GIVEN INFORMATION -
****************************************

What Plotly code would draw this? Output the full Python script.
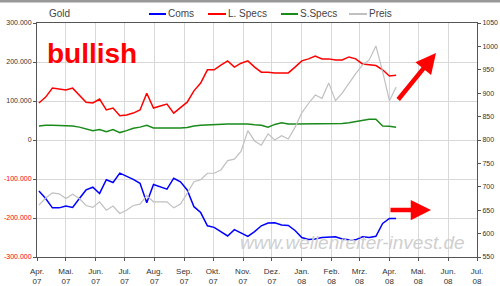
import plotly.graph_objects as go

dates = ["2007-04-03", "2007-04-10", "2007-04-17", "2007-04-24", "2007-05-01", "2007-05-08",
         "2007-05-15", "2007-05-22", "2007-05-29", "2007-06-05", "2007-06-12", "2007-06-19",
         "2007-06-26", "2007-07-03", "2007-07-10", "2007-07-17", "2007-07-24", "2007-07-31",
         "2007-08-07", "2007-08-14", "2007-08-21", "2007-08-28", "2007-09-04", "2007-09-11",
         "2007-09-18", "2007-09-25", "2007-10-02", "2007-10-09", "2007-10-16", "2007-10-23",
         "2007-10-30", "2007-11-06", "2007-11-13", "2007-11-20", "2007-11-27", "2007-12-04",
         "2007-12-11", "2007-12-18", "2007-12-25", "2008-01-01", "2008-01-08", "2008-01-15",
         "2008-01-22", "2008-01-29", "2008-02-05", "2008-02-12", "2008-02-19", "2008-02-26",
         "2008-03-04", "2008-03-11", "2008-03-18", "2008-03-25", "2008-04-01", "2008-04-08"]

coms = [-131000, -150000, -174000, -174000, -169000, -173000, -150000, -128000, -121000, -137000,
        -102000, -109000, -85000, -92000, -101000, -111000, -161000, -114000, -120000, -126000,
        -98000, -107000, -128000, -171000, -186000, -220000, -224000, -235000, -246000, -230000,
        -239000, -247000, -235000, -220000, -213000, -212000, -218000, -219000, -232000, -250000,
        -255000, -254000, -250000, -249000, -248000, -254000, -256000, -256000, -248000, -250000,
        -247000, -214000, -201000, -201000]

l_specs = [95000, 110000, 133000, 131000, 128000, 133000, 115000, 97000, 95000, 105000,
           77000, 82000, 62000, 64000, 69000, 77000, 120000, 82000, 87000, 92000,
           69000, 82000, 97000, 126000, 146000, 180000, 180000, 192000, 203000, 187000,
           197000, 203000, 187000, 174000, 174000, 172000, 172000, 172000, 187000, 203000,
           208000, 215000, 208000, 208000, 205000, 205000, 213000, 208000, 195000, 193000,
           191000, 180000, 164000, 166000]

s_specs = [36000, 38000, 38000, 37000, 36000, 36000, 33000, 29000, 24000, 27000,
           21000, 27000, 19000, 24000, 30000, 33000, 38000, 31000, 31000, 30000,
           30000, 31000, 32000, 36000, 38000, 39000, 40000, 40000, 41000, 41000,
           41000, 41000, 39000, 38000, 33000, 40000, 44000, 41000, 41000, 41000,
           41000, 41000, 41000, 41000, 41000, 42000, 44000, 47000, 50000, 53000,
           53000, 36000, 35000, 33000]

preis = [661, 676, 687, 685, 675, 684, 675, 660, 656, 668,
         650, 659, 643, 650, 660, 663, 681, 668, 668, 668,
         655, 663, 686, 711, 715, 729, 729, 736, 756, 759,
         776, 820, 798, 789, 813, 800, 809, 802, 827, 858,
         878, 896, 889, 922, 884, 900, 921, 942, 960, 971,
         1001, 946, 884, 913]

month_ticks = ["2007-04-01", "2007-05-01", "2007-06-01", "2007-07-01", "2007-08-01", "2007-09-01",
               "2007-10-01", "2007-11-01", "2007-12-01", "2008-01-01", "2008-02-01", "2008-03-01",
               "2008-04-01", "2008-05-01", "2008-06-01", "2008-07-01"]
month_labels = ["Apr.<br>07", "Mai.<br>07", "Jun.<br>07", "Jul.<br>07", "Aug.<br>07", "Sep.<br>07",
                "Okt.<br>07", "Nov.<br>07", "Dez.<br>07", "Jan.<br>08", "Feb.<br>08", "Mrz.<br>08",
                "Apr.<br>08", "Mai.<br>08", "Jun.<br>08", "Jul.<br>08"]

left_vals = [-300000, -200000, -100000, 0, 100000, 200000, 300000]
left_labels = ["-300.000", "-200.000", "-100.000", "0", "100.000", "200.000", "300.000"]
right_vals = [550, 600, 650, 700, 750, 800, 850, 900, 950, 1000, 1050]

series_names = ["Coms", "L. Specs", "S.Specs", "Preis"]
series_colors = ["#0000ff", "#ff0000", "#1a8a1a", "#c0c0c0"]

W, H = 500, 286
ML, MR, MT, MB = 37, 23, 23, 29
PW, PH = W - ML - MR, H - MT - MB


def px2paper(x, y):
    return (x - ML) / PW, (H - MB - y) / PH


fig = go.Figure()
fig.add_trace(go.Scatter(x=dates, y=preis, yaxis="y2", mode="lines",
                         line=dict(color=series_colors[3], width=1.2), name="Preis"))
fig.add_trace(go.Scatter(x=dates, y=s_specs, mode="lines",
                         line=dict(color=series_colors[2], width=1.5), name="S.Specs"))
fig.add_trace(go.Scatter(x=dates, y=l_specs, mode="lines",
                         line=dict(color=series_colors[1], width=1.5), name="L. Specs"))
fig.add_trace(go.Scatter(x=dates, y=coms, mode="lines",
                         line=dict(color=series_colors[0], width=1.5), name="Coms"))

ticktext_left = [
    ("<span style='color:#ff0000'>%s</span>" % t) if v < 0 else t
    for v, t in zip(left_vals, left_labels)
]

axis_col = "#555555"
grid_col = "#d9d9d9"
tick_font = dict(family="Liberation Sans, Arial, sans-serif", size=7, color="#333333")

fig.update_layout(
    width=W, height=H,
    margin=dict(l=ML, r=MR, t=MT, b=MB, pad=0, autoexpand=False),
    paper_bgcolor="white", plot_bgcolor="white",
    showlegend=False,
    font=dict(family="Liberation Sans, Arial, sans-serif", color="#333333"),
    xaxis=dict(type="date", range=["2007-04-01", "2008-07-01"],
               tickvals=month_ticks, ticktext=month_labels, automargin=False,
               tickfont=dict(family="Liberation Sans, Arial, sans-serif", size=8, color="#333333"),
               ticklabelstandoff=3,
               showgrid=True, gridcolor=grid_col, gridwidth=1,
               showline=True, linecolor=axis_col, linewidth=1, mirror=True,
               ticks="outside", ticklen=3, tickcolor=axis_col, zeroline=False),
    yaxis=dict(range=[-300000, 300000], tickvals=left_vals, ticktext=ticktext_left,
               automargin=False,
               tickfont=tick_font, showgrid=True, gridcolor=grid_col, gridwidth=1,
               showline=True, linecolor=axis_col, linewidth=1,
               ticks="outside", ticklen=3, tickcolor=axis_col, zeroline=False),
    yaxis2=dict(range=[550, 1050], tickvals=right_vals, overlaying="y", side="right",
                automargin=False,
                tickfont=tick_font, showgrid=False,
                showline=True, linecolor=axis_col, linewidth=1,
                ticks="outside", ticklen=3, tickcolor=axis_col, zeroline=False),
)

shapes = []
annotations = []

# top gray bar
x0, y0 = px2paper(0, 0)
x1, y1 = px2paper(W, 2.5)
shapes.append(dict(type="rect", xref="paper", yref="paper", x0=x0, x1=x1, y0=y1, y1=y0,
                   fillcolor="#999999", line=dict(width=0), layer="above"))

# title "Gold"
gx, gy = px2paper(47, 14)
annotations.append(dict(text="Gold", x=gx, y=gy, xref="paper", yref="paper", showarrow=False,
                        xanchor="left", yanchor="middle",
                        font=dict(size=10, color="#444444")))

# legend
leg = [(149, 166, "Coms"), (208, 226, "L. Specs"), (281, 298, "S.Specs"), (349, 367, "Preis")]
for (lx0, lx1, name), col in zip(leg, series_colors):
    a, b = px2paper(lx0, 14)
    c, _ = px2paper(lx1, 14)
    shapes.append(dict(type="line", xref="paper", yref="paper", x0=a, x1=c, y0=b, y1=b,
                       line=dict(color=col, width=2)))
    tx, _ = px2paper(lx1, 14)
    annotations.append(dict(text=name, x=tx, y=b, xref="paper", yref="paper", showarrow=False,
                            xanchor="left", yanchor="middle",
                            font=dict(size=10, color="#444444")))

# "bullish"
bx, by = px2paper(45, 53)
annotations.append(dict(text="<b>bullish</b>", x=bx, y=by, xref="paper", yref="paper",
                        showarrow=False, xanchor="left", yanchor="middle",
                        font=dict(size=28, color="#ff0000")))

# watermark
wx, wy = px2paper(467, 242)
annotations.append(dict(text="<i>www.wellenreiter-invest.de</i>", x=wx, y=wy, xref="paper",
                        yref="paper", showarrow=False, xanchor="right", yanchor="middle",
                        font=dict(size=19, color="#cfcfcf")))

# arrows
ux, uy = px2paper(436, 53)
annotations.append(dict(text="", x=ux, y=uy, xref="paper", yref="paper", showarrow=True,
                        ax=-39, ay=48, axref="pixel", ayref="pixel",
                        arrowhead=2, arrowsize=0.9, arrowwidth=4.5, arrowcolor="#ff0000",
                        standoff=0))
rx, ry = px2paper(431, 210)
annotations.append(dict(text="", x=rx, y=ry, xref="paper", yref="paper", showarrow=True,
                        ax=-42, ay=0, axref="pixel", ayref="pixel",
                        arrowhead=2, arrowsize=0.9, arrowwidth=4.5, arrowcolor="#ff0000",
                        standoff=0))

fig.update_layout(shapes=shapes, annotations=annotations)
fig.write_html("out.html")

****************************************

THE REQUEST - Copy nothing but the lines from the first one in the listing through the line with "import plotly.graph_objects as go", and omit the pictures.

REPLY TO THE EXERCISE -
What Plotly code would draw this? Output the full Python script.
import plotly.graph_objects as go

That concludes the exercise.